Retype only the lines below from the one with "Give me the D3.js source for this chart." to the one with "const y = d3.scaleLinear().domain([0, 3.2]).range([height, 0]);", inclusive, skipping every image.

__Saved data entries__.
▶
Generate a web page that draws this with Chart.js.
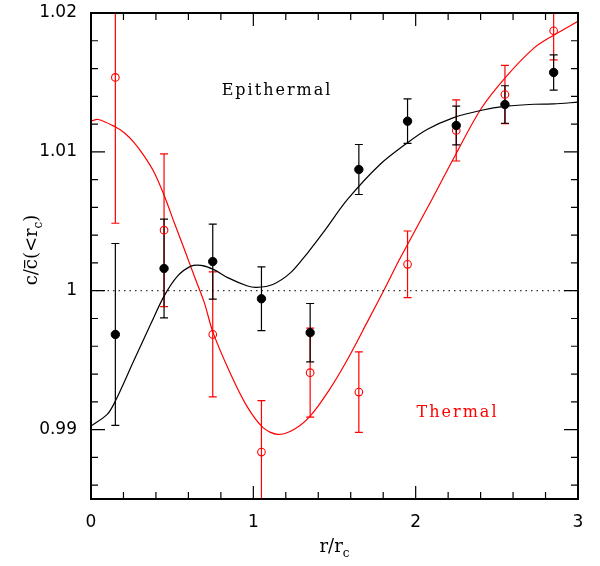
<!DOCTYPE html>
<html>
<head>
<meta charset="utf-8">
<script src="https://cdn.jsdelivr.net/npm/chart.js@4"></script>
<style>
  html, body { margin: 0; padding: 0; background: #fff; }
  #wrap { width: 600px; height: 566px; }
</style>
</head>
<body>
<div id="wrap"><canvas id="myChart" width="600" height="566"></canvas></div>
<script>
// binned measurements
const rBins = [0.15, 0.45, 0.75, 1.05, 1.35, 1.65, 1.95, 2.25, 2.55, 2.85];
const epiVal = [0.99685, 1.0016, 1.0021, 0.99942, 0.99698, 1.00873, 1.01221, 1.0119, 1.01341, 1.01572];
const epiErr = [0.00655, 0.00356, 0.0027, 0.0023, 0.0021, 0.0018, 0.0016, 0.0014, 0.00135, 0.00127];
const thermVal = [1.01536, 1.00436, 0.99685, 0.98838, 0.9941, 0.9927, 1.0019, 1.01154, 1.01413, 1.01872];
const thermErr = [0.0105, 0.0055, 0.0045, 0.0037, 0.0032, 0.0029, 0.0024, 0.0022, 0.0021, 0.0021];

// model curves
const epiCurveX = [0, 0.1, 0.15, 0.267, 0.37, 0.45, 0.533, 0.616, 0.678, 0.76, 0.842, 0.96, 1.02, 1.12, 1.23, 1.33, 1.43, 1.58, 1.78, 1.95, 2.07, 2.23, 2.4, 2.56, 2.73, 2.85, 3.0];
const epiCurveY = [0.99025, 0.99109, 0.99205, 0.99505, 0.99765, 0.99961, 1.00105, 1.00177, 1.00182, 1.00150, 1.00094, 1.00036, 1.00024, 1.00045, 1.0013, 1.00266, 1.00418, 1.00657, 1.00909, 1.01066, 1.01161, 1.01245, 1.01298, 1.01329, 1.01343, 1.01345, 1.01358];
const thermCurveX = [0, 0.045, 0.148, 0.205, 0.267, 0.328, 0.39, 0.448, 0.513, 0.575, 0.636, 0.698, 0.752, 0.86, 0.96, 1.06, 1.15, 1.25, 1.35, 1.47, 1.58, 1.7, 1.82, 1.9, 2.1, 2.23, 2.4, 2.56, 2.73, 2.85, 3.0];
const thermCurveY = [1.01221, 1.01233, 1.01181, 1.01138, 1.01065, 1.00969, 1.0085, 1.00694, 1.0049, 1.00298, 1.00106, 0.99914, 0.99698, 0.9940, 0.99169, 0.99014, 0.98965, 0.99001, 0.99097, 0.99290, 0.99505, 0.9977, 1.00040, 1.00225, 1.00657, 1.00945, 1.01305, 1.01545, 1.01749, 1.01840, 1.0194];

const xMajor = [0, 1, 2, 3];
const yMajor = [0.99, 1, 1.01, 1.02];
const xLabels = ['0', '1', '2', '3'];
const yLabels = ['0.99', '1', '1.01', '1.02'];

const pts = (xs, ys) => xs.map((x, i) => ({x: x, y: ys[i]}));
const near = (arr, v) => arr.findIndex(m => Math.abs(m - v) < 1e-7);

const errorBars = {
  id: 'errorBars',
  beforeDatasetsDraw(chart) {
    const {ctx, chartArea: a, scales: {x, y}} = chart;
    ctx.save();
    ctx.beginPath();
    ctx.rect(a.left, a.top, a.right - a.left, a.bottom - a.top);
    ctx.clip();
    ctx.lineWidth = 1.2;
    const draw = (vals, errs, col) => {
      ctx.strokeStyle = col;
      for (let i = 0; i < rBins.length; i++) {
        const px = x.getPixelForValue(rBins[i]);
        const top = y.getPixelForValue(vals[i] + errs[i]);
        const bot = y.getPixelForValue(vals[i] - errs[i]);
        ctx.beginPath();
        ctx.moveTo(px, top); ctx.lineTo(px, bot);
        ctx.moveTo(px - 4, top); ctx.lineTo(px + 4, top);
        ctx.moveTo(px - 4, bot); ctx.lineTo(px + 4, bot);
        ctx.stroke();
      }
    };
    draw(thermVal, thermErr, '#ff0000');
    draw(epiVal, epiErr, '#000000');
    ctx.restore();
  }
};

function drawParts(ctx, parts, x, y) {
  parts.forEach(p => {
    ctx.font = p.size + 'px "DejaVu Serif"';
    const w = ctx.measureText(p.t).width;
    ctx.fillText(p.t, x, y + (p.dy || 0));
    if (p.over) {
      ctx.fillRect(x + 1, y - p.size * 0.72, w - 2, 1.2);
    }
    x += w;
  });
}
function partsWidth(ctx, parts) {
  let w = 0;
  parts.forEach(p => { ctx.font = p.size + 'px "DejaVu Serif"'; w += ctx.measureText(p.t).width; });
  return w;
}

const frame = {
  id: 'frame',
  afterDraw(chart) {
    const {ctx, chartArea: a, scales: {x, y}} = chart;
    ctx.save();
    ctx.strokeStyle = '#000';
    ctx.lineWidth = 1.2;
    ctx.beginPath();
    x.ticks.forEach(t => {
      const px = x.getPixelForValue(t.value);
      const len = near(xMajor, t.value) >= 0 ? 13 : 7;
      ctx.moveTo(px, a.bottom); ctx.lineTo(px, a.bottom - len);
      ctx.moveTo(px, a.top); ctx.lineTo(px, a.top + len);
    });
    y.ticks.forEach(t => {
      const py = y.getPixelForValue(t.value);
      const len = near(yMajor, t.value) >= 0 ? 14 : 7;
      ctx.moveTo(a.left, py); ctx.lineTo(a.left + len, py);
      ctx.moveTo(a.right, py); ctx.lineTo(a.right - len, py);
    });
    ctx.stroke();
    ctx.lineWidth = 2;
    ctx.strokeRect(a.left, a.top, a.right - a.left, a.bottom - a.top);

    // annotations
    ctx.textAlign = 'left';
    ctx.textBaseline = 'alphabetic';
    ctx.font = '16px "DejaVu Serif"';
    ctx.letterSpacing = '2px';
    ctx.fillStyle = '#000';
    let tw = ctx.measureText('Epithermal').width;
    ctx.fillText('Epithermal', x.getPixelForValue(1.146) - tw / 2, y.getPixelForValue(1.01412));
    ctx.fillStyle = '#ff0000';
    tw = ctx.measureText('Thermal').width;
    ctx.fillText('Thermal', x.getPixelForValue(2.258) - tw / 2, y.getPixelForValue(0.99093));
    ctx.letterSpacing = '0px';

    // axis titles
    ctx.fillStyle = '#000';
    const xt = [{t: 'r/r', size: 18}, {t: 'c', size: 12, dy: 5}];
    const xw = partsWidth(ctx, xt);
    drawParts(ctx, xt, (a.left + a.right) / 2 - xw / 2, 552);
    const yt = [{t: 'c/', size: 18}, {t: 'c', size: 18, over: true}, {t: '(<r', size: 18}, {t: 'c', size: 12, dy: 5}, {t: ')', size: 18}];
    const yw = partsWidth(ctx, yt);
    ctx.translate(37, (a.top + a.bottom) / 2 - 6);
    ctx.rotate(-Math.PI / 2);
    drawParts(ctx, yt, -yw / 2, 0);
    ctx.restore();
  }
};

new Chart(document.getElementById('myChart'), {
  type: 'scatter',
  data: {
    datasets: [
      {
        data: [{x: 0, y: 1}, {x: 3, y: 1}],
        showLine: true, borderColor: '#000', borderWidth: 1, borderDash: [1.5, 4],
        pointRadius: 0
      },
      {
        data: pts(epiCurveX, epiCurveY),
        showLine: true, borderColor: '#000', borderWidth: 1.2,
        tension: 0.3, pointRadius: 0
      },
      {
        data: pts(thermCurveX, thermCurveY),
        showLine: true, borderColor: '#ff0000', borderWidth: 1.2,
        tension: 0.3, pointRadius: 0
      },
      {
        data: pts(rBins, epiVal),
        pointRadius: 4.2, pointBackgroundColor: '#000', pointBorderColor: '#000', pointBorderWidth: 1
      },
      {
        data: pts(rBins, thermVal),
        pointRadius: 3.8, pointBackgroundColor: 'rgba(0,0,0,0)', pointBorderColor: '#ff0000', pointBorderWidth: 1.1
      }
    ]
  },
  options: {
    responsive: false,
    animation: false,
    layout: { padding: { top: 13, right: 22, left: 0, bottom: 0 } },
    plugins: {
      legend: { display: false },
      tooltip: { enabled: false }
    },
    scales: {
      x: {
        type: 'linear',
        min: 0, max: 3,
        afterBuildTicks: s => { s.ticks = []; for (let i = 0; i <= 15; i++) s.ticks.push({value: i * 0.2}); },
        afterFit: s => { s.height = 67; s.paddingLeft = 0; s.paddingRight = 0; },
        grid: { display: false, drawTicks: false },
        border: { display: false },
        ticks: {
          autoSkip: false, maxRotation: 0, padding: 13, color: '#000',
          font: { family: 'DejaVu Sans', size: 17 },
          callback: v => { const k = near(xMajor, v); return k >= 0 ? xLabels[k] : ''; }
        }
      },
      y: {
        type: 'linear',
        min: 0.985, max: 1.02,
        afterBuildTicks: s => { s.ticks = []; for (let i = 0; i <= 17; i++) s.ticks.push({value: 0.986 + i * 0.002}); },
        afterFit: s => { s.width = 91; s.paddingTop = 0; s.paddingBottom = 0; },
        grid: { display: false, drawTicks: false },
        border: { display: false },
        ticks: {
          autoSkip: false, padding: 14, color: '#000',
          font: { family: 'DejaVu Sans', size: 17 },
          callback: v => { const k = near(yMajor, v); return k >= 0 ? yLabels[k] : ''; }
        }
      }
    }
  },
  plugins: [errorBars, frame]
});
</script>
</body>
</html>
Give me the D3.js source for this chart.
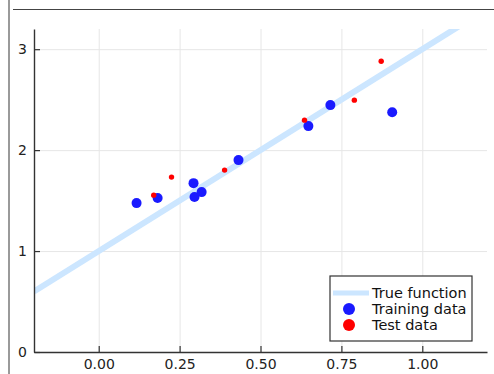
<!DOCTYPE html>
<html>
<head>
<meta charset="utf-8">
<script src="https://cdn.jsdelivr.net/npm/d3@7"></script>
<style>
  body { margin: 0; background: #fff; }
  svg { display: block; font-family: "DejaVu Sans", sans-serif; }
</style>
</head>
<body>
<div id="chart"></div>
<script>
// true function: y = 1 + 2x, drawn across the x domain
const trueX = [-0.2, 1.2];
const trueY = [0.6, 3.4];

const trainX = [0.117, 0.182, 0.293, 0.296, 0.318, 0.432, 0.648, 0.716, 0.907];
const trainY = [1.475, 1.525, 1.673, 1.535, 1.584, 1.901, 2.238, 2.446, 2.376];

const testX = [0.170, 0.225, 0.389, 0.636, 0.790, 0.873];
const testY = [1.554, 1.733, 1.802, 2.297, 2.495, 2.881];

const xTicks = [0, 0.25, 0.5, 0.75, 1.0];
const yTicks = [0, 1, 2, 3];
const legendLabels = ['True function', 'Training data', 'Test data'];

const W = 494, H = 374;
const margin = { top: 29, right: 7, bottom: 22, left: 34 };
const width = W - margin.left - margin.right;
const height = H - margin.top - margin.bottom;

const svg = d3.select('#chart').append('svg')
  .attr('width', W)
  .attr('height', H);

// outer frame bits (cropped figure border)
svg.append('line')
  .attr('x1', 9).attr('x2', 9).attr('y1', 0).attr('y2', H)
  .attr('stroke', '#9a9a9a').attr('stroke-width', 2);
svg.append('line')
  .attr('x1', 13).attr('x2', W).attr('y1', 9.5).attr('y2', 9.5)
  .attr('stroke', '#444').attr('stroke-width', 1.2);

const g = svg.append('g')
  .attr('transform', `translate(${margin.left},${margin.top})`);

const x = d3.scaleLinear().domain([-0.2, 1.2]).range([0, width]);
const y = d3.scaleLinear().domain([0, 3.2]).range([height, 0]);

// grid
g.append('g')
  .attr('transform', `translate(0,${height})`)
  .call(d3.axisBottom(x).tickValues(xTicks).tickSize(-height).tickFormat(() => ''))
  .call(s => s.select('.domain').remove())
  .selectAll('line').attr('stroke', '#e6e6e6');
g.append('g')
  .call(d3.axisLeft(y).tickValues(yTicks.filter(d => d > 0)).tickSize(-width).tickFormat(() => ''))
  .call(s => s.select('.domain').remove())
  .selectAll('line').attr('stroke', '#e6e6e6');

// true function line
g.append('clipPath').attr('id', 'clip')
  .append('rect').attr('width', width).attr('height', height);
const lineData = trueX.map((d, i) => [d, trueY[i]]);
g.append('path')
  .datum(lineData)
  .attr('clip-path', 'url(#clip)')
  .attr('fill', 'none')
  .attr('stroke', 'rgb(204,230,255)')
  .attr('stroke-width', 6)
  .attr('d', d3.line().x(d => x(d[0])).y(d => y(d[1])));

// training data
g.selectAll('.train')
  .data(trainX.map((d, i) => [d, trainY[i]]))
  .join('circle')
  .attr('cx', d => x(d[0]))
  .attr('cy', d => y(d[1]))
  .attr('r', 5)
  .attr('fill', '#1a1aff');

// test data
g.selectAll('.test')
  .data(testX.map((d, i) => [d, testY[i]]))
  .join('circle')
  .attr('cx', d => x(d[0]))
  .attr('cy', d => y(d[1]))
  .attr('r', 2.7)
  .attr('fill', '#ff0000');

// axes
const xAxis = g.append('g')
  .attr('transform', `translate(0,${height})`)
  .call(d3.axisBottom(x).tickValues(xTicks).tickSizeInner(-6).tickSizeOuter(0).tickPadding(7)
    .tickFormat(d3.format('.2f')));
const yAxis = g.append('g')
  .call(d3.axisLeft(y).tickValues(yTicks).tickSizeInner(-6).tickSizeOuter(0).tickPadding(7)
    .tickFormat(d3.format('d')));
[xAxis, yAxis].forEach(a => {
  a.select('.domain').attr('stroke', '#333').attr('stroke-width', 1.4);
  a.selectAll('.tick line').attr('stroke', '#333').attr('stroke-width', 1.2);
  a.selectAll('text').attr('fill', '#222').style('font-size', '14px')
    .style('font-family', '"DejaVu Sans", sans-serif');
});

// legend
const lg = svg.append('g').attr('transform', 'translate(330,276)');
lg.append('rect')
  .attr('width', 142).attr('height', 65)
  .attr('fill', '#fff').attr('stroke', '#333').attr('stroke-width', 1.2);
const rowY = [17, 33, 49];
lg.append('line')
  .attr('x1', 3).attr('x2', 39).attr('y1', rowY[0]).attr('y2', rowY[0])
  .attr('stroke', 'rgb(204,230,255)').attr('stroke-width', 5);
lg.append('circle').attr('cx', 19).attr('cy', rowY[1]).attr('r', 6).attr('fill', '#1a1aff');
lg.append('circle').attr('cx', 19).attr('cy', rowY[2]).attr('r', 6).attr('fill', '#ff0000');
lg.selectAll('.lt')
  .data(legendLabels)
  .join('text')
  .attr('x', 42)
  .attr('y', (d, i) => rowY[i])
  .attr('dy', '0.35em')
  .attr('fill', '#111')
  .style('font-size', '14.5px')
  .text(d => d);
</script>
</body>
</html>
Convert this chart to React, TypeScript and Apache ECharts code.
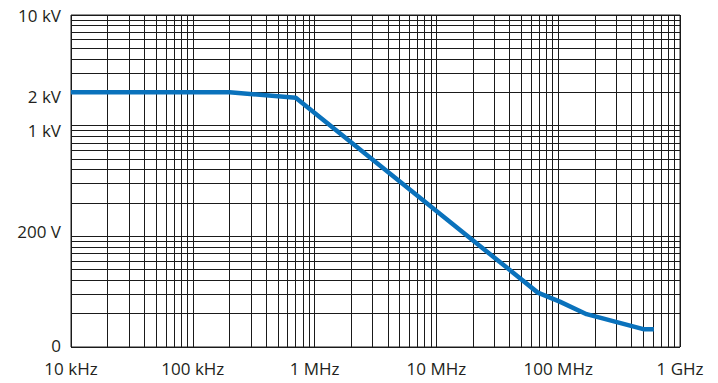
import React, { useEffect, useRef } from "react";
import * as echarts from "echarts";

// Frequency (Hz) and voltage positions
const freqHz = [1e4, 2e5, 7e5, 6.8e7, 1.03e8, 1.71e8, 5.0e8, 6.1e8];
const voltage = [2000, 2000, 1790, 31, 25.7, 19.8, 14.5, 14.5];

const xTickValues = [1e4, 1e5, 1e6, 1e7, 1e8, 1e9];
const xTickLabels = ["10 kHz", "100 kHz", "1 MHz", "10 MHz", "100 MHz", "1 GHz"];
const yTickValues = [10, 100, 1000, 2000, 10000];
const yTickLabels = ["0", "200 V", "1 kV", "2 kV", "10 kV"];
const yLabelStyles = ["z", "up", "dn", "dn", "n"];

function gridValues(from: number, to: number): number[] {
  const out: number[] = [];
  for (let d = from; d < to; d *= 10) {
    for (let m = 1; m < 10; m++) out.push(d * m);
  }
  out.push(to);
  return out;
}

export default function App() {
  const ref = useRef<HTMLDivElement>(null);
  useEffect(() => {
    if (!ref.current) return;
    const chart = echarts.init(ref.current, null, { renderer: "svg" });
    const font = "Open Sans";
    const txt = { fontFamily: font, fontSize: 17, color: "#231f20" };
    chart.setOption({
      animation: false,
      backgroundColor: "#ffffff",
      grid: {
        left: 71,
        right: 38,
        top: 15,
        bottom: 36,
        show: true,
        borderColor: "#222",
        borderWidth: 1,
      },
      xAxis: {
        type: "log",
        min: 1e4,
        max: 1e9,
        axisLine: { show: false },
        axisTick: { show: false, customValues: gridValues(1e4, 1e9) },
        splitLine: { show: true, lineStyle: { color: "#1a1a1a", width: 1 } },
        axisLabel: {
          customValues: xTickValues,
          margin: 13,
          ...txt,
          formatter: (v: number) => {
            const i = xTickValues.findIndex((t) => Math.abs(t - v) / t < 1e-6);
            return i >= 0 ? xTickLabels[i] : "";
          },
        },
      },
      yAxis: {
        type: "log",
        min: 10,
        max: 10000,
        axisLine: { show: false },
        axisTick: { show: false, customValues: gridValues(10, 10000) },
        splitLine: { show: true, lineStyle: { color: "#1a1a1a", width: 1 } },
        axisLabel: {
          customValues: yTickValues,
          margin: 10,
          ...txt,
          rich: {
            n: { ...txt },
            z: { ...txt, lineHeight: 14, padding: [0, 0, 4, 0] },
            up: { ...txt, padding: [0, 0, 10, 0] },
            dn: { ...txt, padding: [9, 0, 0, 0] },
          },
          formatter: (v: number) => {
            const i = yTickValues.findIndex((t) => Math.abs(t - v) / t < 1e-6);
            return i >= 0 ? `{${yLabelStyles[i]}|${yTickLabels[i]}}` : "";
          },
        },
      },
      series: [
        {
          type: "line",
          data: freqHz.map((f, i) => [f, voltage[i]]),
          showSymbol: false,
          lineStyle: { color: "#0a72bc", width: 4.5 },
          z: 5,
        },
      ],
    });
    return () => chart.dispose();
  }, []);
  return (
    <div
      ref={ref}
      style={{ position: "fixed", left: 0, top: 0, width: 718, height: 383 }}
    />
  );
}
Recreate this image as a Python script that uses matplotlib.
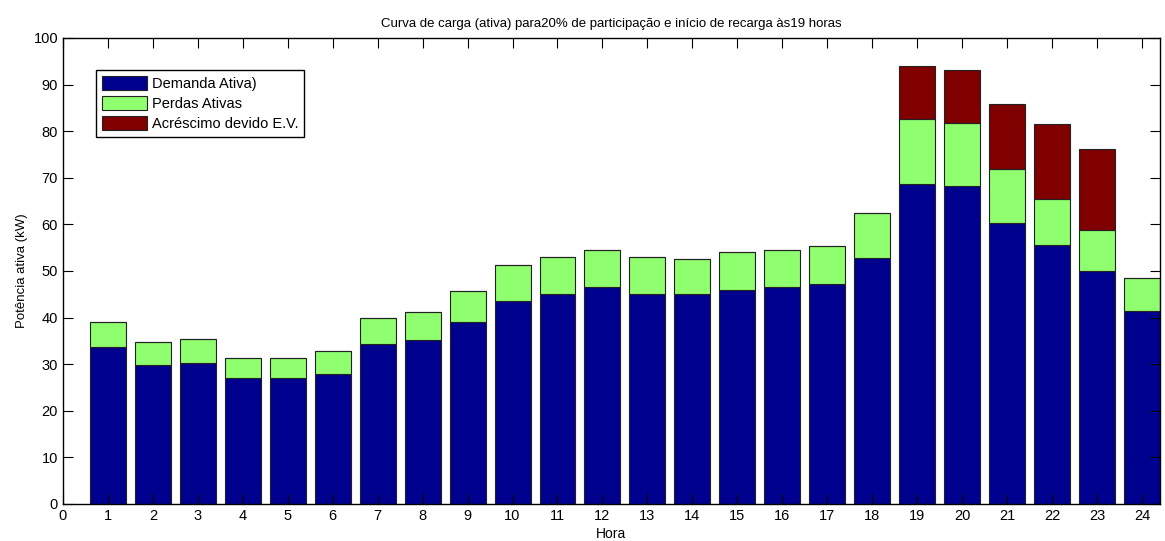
◀
__Answer to this problem__.
Give me the D3.js source for this chart.
<!DOCTYPE html>
<html>
<head>
<meta charset="utf-8">
<script src="https://cdn.jsdelivr.net/npm/d3@7"></script>
<style>
  body { margin: 0; background: #fff; }
  svg { display: block; font-family: "DejaVu Sans", sans-serif; }
</style>
</head>
<body>
<div id="chart"></div>
<script>
// true function: y = 1 + 2x, drawn across the x domain
const trueX = [-0.2, 1.2];
const trueY = [0.6, 3.4];

const trainX = [0.117, 0.182, 0.293, 0.296, 0.318, 0.432, 0.648, 0.716, 0.907];
const trainY = [1.475, 1.525, 1.673, 1.535, 1.584, 1.901, 2.238, 2.446, 2.376];

const testX = [0.170, 0.225, 0.389, 0.636, 0.790, 0.873];
const testY = [1.554, 1.733, 1.802, 2.297, 2.495, 2.881];

const xTicks = [0, 0.25, 0.5, 0.75, 1.0];
const yTicks = [0, 1, 2, 3];
const legendLabels = ['True function', 'Training data', 'Test data'];

const W = 494, H = 374;
const margin = { top: 29, right: 7, bottom: 22, left: 34 };
const width = W - margin.left - margin.right;
const height = H - margin.top - margin.bottom;

const svg = d3.select('#chart').append('svg')
  .attr('width', W)
  .attr('height', H);

// outer frame bits (cropped figure border)
svg.append('line')
  .attr('x1', 9).attr('x2', 9).attr('y1', 0).attr('y2', H)
  .attr('stroke', '#9a9a9a').attr('stroke-width', 2);
svg.append('line')
  .attr('x1', 13).attr('x2', W).attr('y1', 9.5).attr('y2', 9.5)
  .attr('stroke', '#444').attr('stroke-width', 1.2);

const g = svg.append('g')
  .attr('transform', `translate(${margin.left},${margin.top})`);

const x = d3.scaleLinear().domain([-0.2, 1.2]).range([0, width]);
const y = d3.scaleLinear().domain([0, 3.2]).range([height, 0]);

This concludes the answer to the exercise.